Tra pochi giorni festeggeremo il 160esimo anniversario dell’Unità d’Italia. Quali sono i sentimenti che la attraversano da meridionale?
Centosessanta anni ci separano dalla proclamazione del Regno d’Italia, avvenuta a Torino nel 1861 e da meridionale sono assolutamente convinto che tanto è stato fatto per unire l’Italia, ma che tanto rimane da fare in termini di equità economico/ sociale. E lo dico da meridionale, sono nato a Messina, che per motivi, prima personali, poi lavorativi, ha vissuto in oltre 15 città italiane. Da Aosta, Torino, Trieste a Lecce, Reggio Calabria, Siracusa, varie sono state le realtà che ho conosciuto e di cui ho colto ed apprezzato bellezze e problematiche.
«Fatta l’Italia bisogna fare gli italiani». Pensa che il nuovo Governo Draghi ha le carte in regola per provare ad avvicinare questo divario?
Il Governo tecnico/politico di Draghi ha tutte le carte in regola per fare bene e per contribuire ad arrestare prima, e successivamente invertire il crescere del divario economico/sociale tra le diverse aree del Paese.
Il Mezzogiorno rappresenta il grande problema irrisolto dell’economia italiana. Se non si riesce a portare il Mezzogiorno su un sentiero di crescita robusto e duraturo non ci potrà essere vero progresso per l’Italia. Nelle regioni meridionali il pil pro capite è la metà del Centro Nord; la disoccupazione supera mediamente il 20%; la dotazione infrastrutturale e la qualità dei servizi pubblici sono insoddisfacenti; le disuguaglianze e l’incidenza della povertà sono ampie. Queste sono le priorità da affrontare.
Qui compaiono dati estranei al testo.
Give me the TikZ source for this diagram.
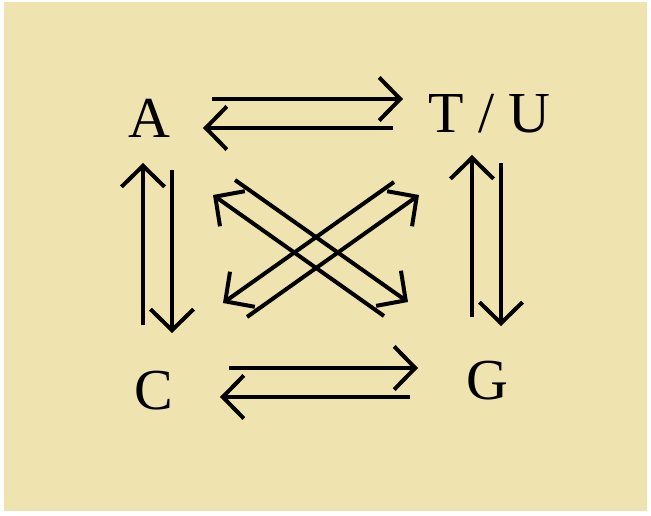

Il presidente del Consiglio, durante il suo discorso per la richiesta di fiducia alle Camere, ha detto – riguardo al Mezzogiorno – che senza legalità non ci può essere sviluppo. Quanto “costano” al Meridione le mafie e la corruzione?
Il contesto istituzionale nel suo complesso, ovvero l’ambiente in cui si fa impresa, incide in maniera determinante sulla possibilità di innalzare la produttività e di fare risultato. Il rispetto della legalità, in particolare, svolge un ruolo fondamentale: la criminalità organizzata, la corruzione e l’evasione fiscale non solo indeboliscono la coesione sociale e aumentano le disuguaglianze ma impediscono anche la migliore allocazione delle risorse umane e finanziarie.
Già in uno studio di oltre vent’anni fa della Banca d’Italia si evidenziava il forte impatto negativo della criminalità organizzata sul contesto imprenditoriale meridionale e si osservava che le inefficienze dei servizi pubblici, le carenze del mercato del lavoro e la debolezza delle istituzioni creditizie si intrecciavano con la realtà di una terra dove l’esercizio di intimidazioni, violenze e collusione impediva assai spesso a individui e imprese di realizzare le proprie opportunità di crescita economica e sociale e di concorrere con successo sui mercati.
Nulla è cambiato da quel tempo. In situazioni del genere il guadagno onesto di un salario o di un profitto da parte di soggetti estranei a queste logiche può richiedere atti di civile eroismo.
Cosa si aspetta dai fondi del Recovery Fund, il cui ammontare (209 miliardi di euro) è stato definito proprio dal sostegno alle aree povere del Paese come le regioni del Mezzogiorno?
Mi aspetto soltanto che i fondi vengano spesi seguendo in modo corretto quanto stabilito dalla Commissione europea. Secondo quanto previsto dalla Commissione il programma di riforme e investimenti definito dal Piano deve tenere pienamente conto delle “raccomandazioni specifiche” rivolte all’Italia, in particolare questi fondi devono contribuire al raggiungimento di sei obiettivi strategici: transizione verde, trasformazione digitale, crescita intelligente, sostenibile e inclusiva, coesione sociale e territoriale, salute e resilienza economica, sociale e istituzionale, politiche per le prossime generazioni. Obiettivo del piano di utilizzo dei fondi deve essere soprattutto quello di rendere l’Italia un paese più sostenibile ed inclusivo con una economia più avanzata e dinamica.